La verroterie bleuâtre des
pierres concassées, au départ, annonçait déjà une certaine légèreté printanière
qui ne fait que se confirmer au fil de l’ascension vers le plateau, alors que s’enflent
les poumons des pins le long du gris des routes, en contrebas, et que des
vaches s’abreuvent librement à l’eau grise de la rivière ; inhabituelle
présence disant, semble-t-il quelque chose d’un retour général de la vie, enfin sortie des
étables austères.
Les genêts, les pins, les
amélanchiers aussi vêtus que des ballerines, et l’herbe verdissant, mais aussi
la pierre qui grimace et les monts du lointain dessinent dans le blanc de l’après-midi
une nouvelle présence point encore complètement confirmée mais allant, avec le temps et la
rivière où boivent les génisses, vers sa réalisation.

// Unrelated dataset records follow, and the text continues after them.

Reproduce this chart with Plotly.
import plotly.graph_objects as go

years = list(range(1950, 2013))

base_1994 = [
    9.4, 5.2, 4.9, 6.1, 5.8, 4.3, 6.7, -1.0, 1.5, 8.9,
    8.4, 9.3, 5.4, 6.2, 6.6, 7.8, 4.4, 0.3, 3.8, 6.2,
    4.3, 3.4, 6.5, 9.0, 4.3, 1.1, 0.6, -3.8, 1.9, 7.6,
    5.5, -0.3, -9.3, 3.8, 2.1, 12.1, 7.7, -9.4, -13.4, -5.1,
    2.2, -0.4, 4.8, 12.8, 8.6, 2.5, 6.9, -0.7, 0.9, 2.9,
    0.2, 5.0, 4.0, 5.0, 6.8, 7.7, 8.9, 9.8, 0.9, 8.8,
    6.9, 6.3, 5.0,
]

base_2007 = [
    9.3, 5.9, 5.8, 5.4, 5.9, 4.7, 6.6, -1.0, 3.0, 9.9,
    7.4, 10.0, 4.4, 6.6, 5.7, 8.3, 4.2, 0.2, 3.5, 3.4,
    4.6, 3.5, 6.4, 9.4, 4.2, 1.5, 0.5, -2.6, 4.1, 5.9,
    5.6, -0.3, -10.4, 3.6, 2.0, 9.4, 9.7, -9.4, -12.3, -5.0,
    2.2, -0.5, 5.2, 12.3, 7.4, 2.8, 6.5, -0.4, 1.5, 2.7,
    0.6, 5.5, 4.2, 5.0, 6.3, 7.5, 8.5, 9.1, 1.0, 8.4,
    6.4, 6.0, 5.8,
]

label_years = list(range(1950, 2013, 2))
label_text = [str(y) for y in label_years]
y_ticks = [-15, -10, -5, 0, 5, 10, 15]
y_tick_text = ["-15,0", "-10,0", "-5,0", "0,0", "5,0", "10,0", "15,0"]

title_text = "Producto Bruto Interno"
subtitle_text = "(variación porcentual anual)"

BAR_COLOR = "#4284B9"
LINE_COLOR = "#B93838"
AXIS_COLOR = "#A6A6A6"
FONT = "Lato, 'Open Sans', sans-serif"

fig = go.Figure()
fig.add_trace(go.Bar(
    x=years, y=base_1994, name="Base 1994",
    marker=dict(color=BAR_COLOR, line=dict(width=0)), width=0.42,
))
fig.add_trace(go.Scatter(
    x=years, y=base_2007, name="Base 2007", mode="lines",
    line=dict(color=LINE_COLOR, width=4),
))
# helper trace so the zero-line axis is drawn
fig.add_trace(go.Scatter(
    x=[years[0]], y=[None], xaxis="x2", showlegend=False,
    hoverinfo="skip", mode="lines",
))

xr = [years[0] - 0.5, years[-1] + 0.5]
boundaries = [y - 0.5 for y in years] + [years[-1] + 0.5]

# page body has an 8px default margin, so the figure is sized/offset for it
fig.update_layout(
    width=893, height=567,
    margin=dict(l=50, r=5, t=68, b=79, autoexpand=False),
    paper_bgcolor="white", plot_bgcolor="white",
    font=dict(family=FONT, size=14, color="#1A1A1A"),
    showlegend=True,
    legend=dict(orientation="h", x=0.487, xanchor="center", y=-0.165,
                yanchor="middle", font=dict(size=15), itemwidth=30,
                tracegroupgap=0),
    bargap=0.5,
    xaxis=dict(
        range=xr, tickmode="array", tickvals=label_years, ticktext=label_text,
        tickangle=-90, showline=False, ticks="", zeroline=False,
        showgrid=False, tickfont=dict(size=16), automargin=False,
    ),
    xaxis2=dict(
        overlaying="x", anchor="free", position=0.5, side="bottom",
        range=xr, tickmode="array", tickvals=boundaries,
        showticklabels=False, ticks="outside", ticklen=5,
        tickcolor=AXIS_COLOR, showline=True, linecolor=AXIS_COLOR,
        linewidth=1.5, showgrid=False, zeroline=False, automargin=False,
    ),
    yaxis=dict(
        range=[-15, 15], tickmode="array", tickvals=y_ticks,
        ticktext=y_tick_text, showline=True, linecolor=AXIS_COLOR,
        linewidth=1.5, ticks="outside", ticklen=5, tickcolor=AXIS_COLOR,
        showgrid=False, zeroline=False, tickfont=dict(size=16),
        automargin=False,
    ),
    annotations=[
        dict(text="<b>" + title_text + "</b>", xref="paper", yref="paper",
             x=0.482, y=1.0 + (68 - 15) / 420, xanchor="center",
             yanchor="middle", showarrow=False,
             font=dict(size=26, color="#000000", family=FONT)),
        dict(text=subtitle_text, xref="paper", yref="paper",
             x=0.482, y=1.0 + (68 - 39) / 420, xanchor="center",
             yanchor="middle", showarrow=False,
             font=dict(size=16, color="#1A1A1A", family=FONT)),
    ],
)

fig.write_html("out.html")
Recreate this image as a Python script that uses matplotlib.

C’est à la parallèle de cette réalisation,
qu’illustre si bien la rivière en contrebas, étirée entre sa source et la mer, que
je marche aujourd’hui, avec de part et d’autre du chemin le vert poli des
plantes nouvelles, des longues graminées jaunies mises à l’épreuve par le vent.
Confession :
C’est le chemin de cette réalisation,
si évident depuis les hauteurs lorsqu’on observe l’allant de la rivière libérée
de sa source, que j’aimerais parfois directement emprunter, en passager
clandestin des forêts et des monts ; mais je ne suis ici qu’un visiteur- ainsi
je me raisonne- du pelage reverdissant, et ce temps-là qui coule de source, le
temps de la réalisation cyclique des fleurs et des fruits, pourrait également être d’une
éternité rapidement usante pour l’humain.
Alors
Je vais le long du chemin abstrait,
à la parallèle du printemps.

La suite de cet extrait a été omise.